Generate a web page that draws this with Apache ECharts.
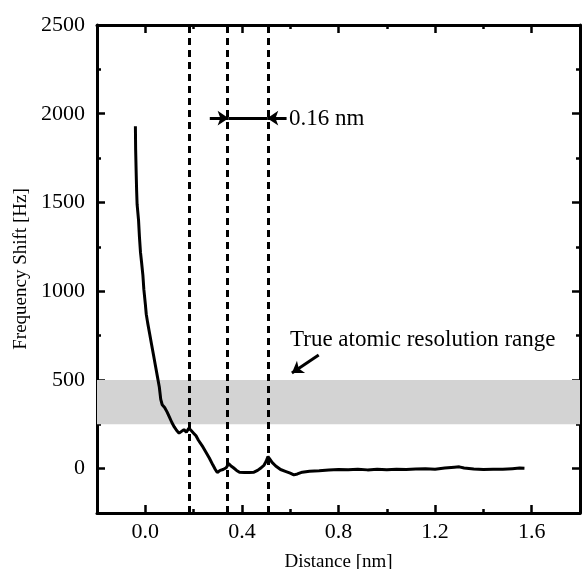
<!DOCTYPE html>
<html lang="en">
<head>
    <meta charset="UTF-8">
    <script type="text/javascript" src="https://cdn.jsdelivr.net/npm/echarts@6/dist/echarts.min.js"></script>
    <style>
        html, body {margin: 0; padding: 0; background: #fff;}
        #chart {width: 582px; height: 569px;}
    </style>
</head>
<body>
<div id="chart"></div>
<script>
    // curve
    var distance = [-0.041, -0.040, -0.038, -0.036, -0.034, -0.031, -0.028, -0.024, -0.020, -0.016,
        -0.010, -0.006, 0.000, 0.004, 0.010, 0.018, 0.026, 0.034, 0.042, 0.050,
        0.058, 0.064, 0.070, 0.080, 0.090, 0.100, 0.110, 0.120, 0.130, 0.140,
        0.150, 0.160, 0.170, 0.180, 0.190, 0.200, 0.210, 0.220, 0.235, 0.250,
        0.265, 0.280, 0.290, 0.298, 0.310, 0.322, 0.335, 0.345, 0.355, 0.365,
        0.378, 0.390, 0.410, 0.430, 0.450, 0.465, 0.480, 0.492, 0.500, 0.508,
        0.515, 0.525, 0.540, 0.560, 0.580, 0.600, 0.615, 0.630, 0.650, 0.680,
        0.720, 0.760, 0.800, 0.840, 0.880, 0.920, 0.960, 1.000, 1.040, 1.080,
        1.120, 1.160, 1.200, 1.240, 1.280, 1.300, 1.320, 1.360, 1.400, 1.440,
        1.480, 1.520, 1.550, 1.570];
    var freqShift = [1930, 1800, 1680, 1570, 1490, 1500, 1400, 1300, 1220, 1170,
        1090, 1010, 930, 870, 820, 760, 700, 640, 580, 520,
        460, 390, 360, 345, 320, 290, 260, 235, 215, 200,
        210, 220, 205, 228, 215, 200, 185, 160, 130, 95,
        60, 20, -5, -22, -10, -5, 5, 28, 15, 5,
        -10, -20, -22, -22, -20, -10, 5, 20, 40, 68,
        55, 35, 15, -5, -15, -25, -35, -30, -20, -15,
        -12, -8, -5, -6, -3, -7, -4, -6, -3, -5,
        -2, 0, -3, 3, 8, 10, 4, -2, -5, -3,
        -4, 0, 3, 2];

    var xMajor = [0, 0.4, 0.8, 1.2, 1.6];
    var xMinor = [0.2, 0.6, 1.0, 1.4];
    var yMajor = [0, 500, 1000, 1500, 2000, 2500];
    var yMinor = [250, 750, 1250, 1750, 2250];

    var dashedAt = [0.185, 0.345, 0.505];
    var band = [250, 500];
    var spacingY = 1975;
    var spacingArrow = [0.267, 0.345, 0.505, 0.585];
    var bandArrow = [[0.718, 640], [0.607, 539]];

    var points = [];
    for (var i = 0; i < distance.length; i++) {
        points.push([distance[i], freqShift[i]]);
    }

    var font = 'Liberation Serif';
    var black = '#000';

    function xAx(pos, ticks, len, line, labels) {
        return {
            type: 'value', min: -0.2, max: 1.8, position: pos,
            axisLine: {show: line, onZero: false, lineStyle: {color: black, width: 3}},
            axisTick: {show: true, inside: true, length: len, customValues: ticks, lineStyle: {color: black, width: 2.5}},
            axisLabel: labels ? {
                customValues: xMajor, margin: 8, color: black, fontFamily: font, fontSize: 22,
                formatter: function (v) { return v.toFixed(1); }
            } : {show: false},
            splitLine: {show: false}
        };
    }
    function yAx(pos, ticks, len, line, labels) {
        return {
            type: 'value', min: -250, max: 2500, position: pos,
            axisLine: {show: line, onZero: false, lineStyle: {color: black, width: 3}},
            axisTick: {show: true, inside: true, length: len, customValues: ticks, lineStyle: {color: black, width: 2.5}},
            axisLabel: labels ? {
                customValues: yMajor, margin: 12, color: black, fontFamily: font, fontSize: 22,
                formatter: function (v) { return String(v); }
            } : {show: false},
            splitLine: {show: false}
        };
    }

    var xAxes = [
        xAx('bottom', xMinor, 4, true, true),
        xAx('bottom', xMajor, 8, false, false),
        xAx('top', xMinor, 4, true, false),
        xAx('top', xMajor, 8, false, false)
    ];
    xAxes[0].name = 'Distance [nm]';
    xAxes[0].nameLocation = 'middle';
    xAxes[0].nameGap = 40;
    xAxes[0].nameTextStyle = {color: black, fontFamily: font, fontSize: 19};

    var yAxes = [
        yAx('left', yMinor, 4, true, true),
        yAx('left', yMajor, 8, false, false),
        yAx('right', yMinor, 4, true, false),
        yAx('right', yMajor, 8, false, false)
    ];
    yAxes[0].name = 'Frequency Shift [Hz]';
    yAxes[0].nameLocation = 'middle';
    yAxes[0].nameGap = 62;
    yAxes[0].nameTextStyle = {color: black, fontFamily: font, fontSize: 19};

    var myChart = echarts.init(document.getElementById('chart'));
    myChart.setOption({
        backgroundColor: '#fff',
        animation: false,
        grid: {left: 97, right: 2, top: 25, bottom: 56, containLabel: false, outerBoundsMode: 'none'},
        xAxis: xAxes,
        yAxis: yAxes,
        graphic: [
            {type: 'text', x: 289, y: 119, style: {text: '0.16 nm', fill: black, font: '23px "Liberation Serif"', verticalAlign: 'middle'}},
            {type: 'text', x: 290, y: 340, style: {text: 'True atomic resolution range', fill: black, font: '23px "Liberation Serif"', verticalAlign: 'middle'}}
        ],
        series: [
            {
                name: 'band', type: 'line', data: [], silent: true, z: 1,
                markArea: {
                    silent: true,
                    itemStyle: {color: '#d3d3d3'},
                    data: [[{yAxis: band[0]}, {yAxis: band[1]}]]
                }
            },
            {
                name: 'curve', type: 'line', data: points, showSymbol: false, z: 3,
                lineStyle: {color: black, width: 3},
                markLine: {
                    silent: true, symbol: 'none', label: {show: false},
                    lineStyle: {color: black, width: 3, type: [7, 5]},
                    data: dashedAt.map(function (x) { return {xAxis: x}; })
                }
            },
            {
                name: 'arrows', type: 'line', data: [], z: 4,
                markLine: {
                    silent: true, label: {show: false}, symbolSize: 11,
                    lineStyle: {color: black, width: 3, type: 'solid'},
                    data: [
                        [{coord: [spacingArrow[0], spacingY], symbol: 'none'}, {coord: [spacingArrow[1], spacingY], symbol: 'arrow'}],
                        [{coord: [spacingArrow[1], spacingY], symbol: 'none'}, {coord: [spacingArrow[2], spacingY], symbol: 'none'}],
                        [{coord: [spacingArrow[3], spacingY], symbol: 'none'}, {coord: [spacingArrow[2], spacingY], symbol: 'arrow'}],
                        [{coord: bandArrow[0], symbol: 'none'}, {coord: bandArrow[1], symbol: 'arrow'}]
                    ]
                }
            }
        ]
    });
</script>
</body>
</html>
____
> [WORK REQUIRED]: Reproduce the whole listing exactly, but not the images in it.

> [SOLVED EXERCISE]:
Generate a web page that draws this with Apache ECharts.
<!DOCTYPE html>
<html lang="en">
<head>
    <meta charset="UTF-8">
    <script type="text/javascript" src="https://cdn.jsdelivr.net/npm/echarts@6/dist/echarts.min.js"></script>
    <style>
        html, body {margin: 0; padding: 0; background: #fff;}
        #chart {width: 582px; height: 569px;}
    </style>
</head>
<body>
<div id="chart"></div>
<script>
    // curve
    var distance = [-0.041, -0.040, -0.038, -0.036, -0.034, -0.031, -0.028, -0.024, -0.020, -0.016,
        -0.010, -0.006, 0.000, 0.004, 0.010, 0.018, 0.026, 0.034, 0.042, 0.050,
        0.058, 0.064, 0.070, 0.080, 0.090, 0.100, 0.110, 0.120, 0.130, 0.140,
        0.150, 0.160, 0.170, 0.180, 0.190, 0.200, 0.210, 0.220, 0.235, 0.250,
        0.265, 0.280, 0.290, 0.298, 0.310, 0.322, 0.335, 0.345, 0.355, 0.365,
        0.378, 0.390, 0.410, 0.430, 0.450, 0.465, 0.480, 0.492, 0.500, 0.508,
        0.515, 0.525, 0.540, 0.560, 0.580, 0.600, 0.615, 0.630, 0.650, 0.680,
        0.720, 0.760, 0.800, 0.840, 0.880, 0.920, 0.960, 1.000, 1.040, 1.080,
        1.120, 1.160, 1.200, 1.240, 1.280, 1.300, 1.320, 1.360, 1.400, 1.440,
        1.480, 1.520, 1.550, 1.570];
    var freqShift = [1930, 1800, 1680, 1570, 1490, 1500, 1400, 1300, 1220, 1170,
        1090, 1010, 930, 870, 820, 760, 700, 640, 580, 520,
        460, 390, 360, 345, 320, 290, 260, 235, 215, 200,
        210, 220, 205, 228, 215, 200, 185, 160, 130, 95,
        60, 20, -5, -22, -10, -5, 5, 28, 15, 5,
        -10, -20, -22, -22, -20, -10, 5, 20, 40, 68,
        55, 35, 15, -5, -15, -25, -35, -30, -20, -15,
        -12, -8, -5, -6, -3, -7, -4, -6, -3, -5,
        -2, 0, -3, 3, 8, 10, 4, -2, -5, -3,
        -4, 0, 3, 2];

    var xMajor = [0, 0.4, 0.8, 1.2, 1.6];
    var xMinor = [0.2, 0.6, 1.0, 1.4];
    var yMajor = [0, 500, 1000, 1500, 2000, 2500];
    var yMinor = [250, 750, 1250, 1750, 2250];

    var dashedAt = [0.185, 0.345, 0.505];
    var band = [250, 500];
    var spacingY = 1975;
    var spacingArrow = [0.267, 0.345, 0.505, 0.585];
    var bandArrow = [[0.718, 640], [0.607, 539]];

    var points = [];
    for (var i = 0; i < distance.length; i++) {
        points.push([distance[i], freqShift[i]]);
    }

    var font = 'Liberation Serif';
    var black = '#000';

    function xAx(pos, ticks, len, line, labels) {
        return {
            type: 'value', min: -0.2, max: 1.8, position: pos,
            axisLine: {show: line, onZero: false, lineStyle: {color: black, width: 3}},
            axisTick: {show: true, inside: true, length: len, customValues: ticks, lineStyle: {color: black, width: 2.5}},
            axisLabel: labels ? {
                customValues: xMajor, margin: 8, color: black, fontFamily: font, fontSize: 22,
                formatter: function (v) { return v.toFixed(1); }
            } : {show: false},
            splitLine: {show: false}
        };
    }
    function yAx(pos, ticks, len, line, labels) {
        return {
            type: 'value', min: -250, max: 2500, position: pos,
            axisLine: {show: line, onZero: false, lineStyle: {color: black, width: 3}},
            axisTick: {show: true, inside: true, length: len, customValues: ticks, lineStyle: {color: black, width: 2.5}},
            axisLabel: labels ? {
                customValues: yMajor, margin: 12, color: black, fontFamily: font, fontSize: 22,
                formatter: function (v) { return String(v); }
            } : {show: false},
            splitLine: {show: false}
        };
    }

    var xAxes = [
        xAx('bottom', xMinor, 4, true, true),
        xAx('bottom', xMajor, 8, false, false),
        xAx('top', xMinor, 4, true, false),
        xAx('top', xMajor, 8, false, false)
    ];
    xAxes[0].name = 'Distance [nm]';
    xAxes[0].nameLocation = 'middle';
    xAxes[0].nameGap = 40;
    xAxes[0].nameTextStyle = {color: black, fontFamily: font, fontSize: 19};

    var yAxes = [
        yAx('left', yMinor, 4, true, true),
        yAx('left', yMajor, 8, false, false),
        yAx('right', yMinor, 4, true, false),
        yAx('right', yMajor, 8, false, false)
    ];
    yAxes[0].name = 'Frequency Shift [Hz]';
    yAxes[0].nameLocation = 'middle';
    yAxes[0].nameGap = 62;
    yAxes[0].nameTextStyle = {color: black, fontFamily: font, fontSize: 19};

    var myChart = echarts.init(document.getElementById('chart'));
    myChart.setOption({
        backgroundColor: '#fff',
        animation: false,
        grid: {left: 97, right: 2, top: 25, bottom: 56, containLabel: false, outerBoundsMode: 'none'},
        xAxis: xAxes,
        yAxis: yAxes,
        graphic: [
            {type: 'text', x: 289, y: 119, style: {text: '0.16 nm', fill: black, font: '23px "Liberation Serif"', verticalAlign: 'middle'}},
            {type: 'text', x: 290, y: 340, style: {text: 'True atomic resolution range', fill: black, font: '23px "Liberation Serif"', verticalAlign: 'middle'}}
        ],
        series: [
            {
                name: 'band', type: 'line', data: [], silent: true, z: 1,
                markArea: {
                    silent: true,
                    itemStyle: {color: '#d3d3d3'},
                    data: [[{yAxis: band[0]}, {yAxis: band[1]}]]
                }
            },
            {
                name: 'curve', type: 'line', data: points, showSymbol: false, z: 3,
                lineStyle: {color: black, width: 3},
                markLine: {
                    silent: true, symbol: 'none', label: {show: false},
                    lineStyle: {color: black, width: 3, type: [7, 5]},
                    data: dashedAt.map(function (x) { return {xAxis: x}; })
                }
            },
            {
                name: 'arrows', type: 'line', data: [], z: 4,
                markLine: {
                    silent: true, label: {show: false}, symbolSize: 11,
                    lineStyle: {color: black, width: 3, type: 'solid'},
                    data: [
                        [{coord: [spacingArrow[0], spacingY], symbol: 'none'}, {coord: [spacingArrow[1], spacingY], symbol: 'arrow'}],
                        [{coord: [spacingArrow[1], spacingY], symbol: 'none'}, {coord: [spacingArrow[2], spacingY], symbol: 'none'}],
                        [{coord: [spacingArrow[3], spacingY], symbol: 'none'}, {coord: [spacingArrow[2], spacingY], symbol: 'arrow'}],
                        [{coord: bandArrow[0], symbol: 'none'}, {coord: bandArrow[1], symbol: 'arrow'}]
                    ]
                }
            }
        ]
    });
</script>
</body>
</html>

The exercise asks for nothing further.